Brush, a paleo-ecologist, is studying sediments drawn from marshy spots along the Gwynns Falls to get a picture of how the stream has been altered by the growth of the city.
"If you don't know what happened before, how are you going to know what to expect?" she said. The research is an extension of work she has done tracking changes that have occurred in the Chesapeake Bay since Europeans settled the region almost 400 years ago.
Where beavers ruled
Since historical records indicate European settlers engaged in a thriving fur trade when they arrived, she theorizes that beaver once ruled the Gwynns Falls, damming the stream and flooding much of what is concrete and lawns today. But the beaver were trapped out, and the stream's flow and vegetation altered radically.
"I would like to be able to reconstruct the landscape as the beavers had it," Brush said. Understanding the stream's history may help restore it, she suggested.
Much of the study focuses for now on the Gwynns Falls watershed, which drains 66 square miles of northwestern Baltimore County and the western half of the city. Though only a small slice of the overall metropolitan area, it contains some of the region's older neighborhoods, and some of its newest suburban sprawl.
"This is the first time it's been done; it's better to start small," said Richard V. Pouyat, a U.S. Forest Service geologist who is studying how development affects soil, plant health and water quality.
The area through which Gwynns Falls runs is more than three-fourths urban, with pavement or buildings on more than half of the land. Less than one-fourth remains in forest or farmland.
Wild things
Amid the asphalt desert, some wild things still flourish.
Researchers have identified 93 different tree species on 100 wood lots they have checked so far. They say they suspect that as many as half the plants in the region are "exotics," non-native species planted either by accident or on purpose.
Scientists like Pouyat take time from their research to teach. Partnerships have been formed with seven area schools so far.
"The real goal is to have kids understand that their community is their ecosystem, and that by understanding it they can improve it," said Vicki Fabiyi, the project's educational coordinator.

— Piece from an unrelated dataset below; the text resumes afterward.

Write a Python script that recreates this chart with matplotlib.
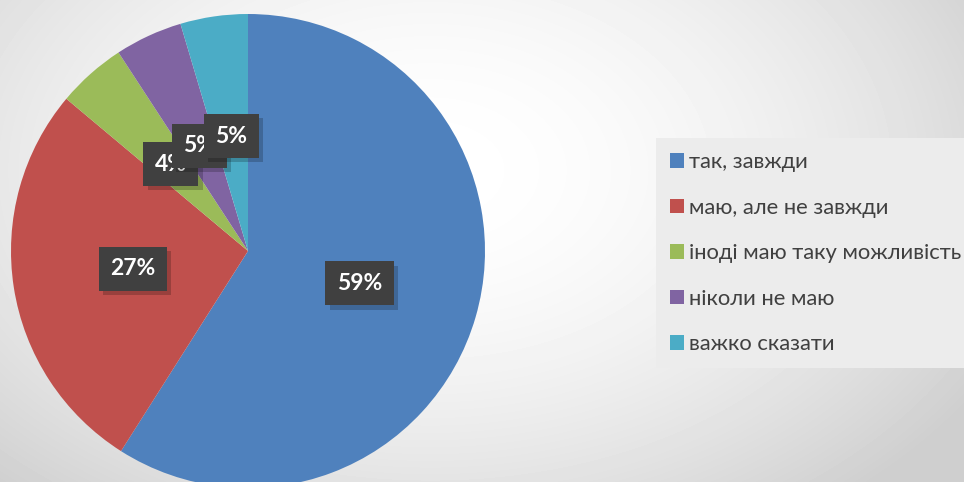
import matplotlib.pyplot as plt
import matplotlib.patches as mpatches
import matplotlib.patheffects as pe
import numpy as np

plt.rcParams['font.family'] = ['Lato', 'DejaVu Sans']

categories = ['так, завжди', 'маю, але не завжди', 'іноді маю таку можливість',
              'ніколи не маю', 'важко сказати']
values = [59.0, 27.1, 4.7, 4.6, 4.6]
pct_labels = ['59%', '27%', '4%', '5%', '5%']
colors = ['#4F81BD', '#C0504D', '#9BBB59', '#8064A2', '#4BACC6']

W, H = 964, 482
fig = plt.figure(figsize=(W / 100, H / 100), dpi=100)

# background radial gradient
bg = fig.add_axes([0, 0, 1, 1])
yy, xx = np.mgrid[0:H, 0:W]
d = np.hypot((xx - 430) / 640.0, (yy - 170) / 430.0)
shade = 1.0 - 0.19 * np.clip(d, 0, 1) ** 1.8
bg.imshow(shade, cmap='gray', vmin=0, vmax=1, extent=[0, W, 0, H], aspect='auto')
bg.set_axis_off()

ax = fig.add_axes([0, 0, 1, 1], facecolor='none')

wedges, texts = ax.pie(values, colors=colors, startangle=90, counterclock=False,
                       center=(248, 231), radius=237, labels=pct_labels,
                       labeldistance=0.49, wedgeprops=dict(linewidth=0))
ax.set_xlim(0, W)
ax.set_ylim(0, H)
ax.set_aspect('equal')
ax.set_axis_off()

order = [2, 0, 1, 3, 4]
for i, t in enumerate(texts):
    t.set_ha('center')
    t.set_va('center')
    t.set_color('white')
    t.set_fontsize(16.5)
    t.set_fontweight('bold')
    t.set_zorder(10 + order[i])
    t.set_bbox(dict(boxstyle='square,pad=0.5', facecolor='#404040', edgecolor='none'))
    t.get_bbox_patch().set_path_effects(
        [pe.SimplePatchShadow(offset=(3, -3), shadow_rgbFace='black', alpha=0.2),
         pe.Normal()])

handles = [mpatches.Patch(facecolor=c, edgecolor='none') for c in colors]
leg = ax.legend(handles, categories, loc='upper left',
                bbox_to_anchor=(656 / W, 1 - 138 / H), bbox_transform=fig.transFigure,
                fontsize=15.8, frameon=True, fancybox=False, framealpha=1,
                facecolor='#ececec', edgecolor='none', handlelength=0.64,
                handleheight=0.64, handletextpad=0.23, labelspacing=1.16,
                borderpad=0.65, borderaxespad=0)
for t in leg.get_texts():
    t.set_color('#404040')

fig.savefig('out.png', dpi=100)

Toward that end, project scientists visited Southeast Middle School recently to teach 37 eighth-graders how to test the soil in their schoolyard.
With the youngsters crowding around, Pouyat and Yesilonis demonstrated how to measure soil moisture, acidity and makeup.
The biggest hit among students is the test for earthworms -- a main indicator of healthy soil.
Pouyat pours a yellowish solution of water with dissolved mustard on the ground, explaining that worms will come to the surface to escape the irritating substance. Sure enough, several do.
"My neighborhood has a lot of worms in it," boasted Ayo Akinyele, after collecting several in his hand to show to unappreciative classmates and teachers.
Community work
In the impoverished Madison East neighborhood near Johns Hopkins Hospital, another researcher, J. Morgan Grove, is working with community leaders to help them understand and improve their local environment.
Grove, a Forest Service social researcher, says he hopes to help monitor storm water and air quality in the neighborhood, and work with public health experts to reduce childhood asthma and lead paint poisoning in the community of aging rowhouses.
Grove is helping Clayton Guyton, who works with the Rose Street Community Center, his friend Elroy Christopher and others to develop a community park on what once was a trash-strewn lot in the neighborhood.
"It's about activism," Grove acknowledged, but the community work also is a form of social science, studying how information and capital -- namely, money and other resources -- affect people's lives.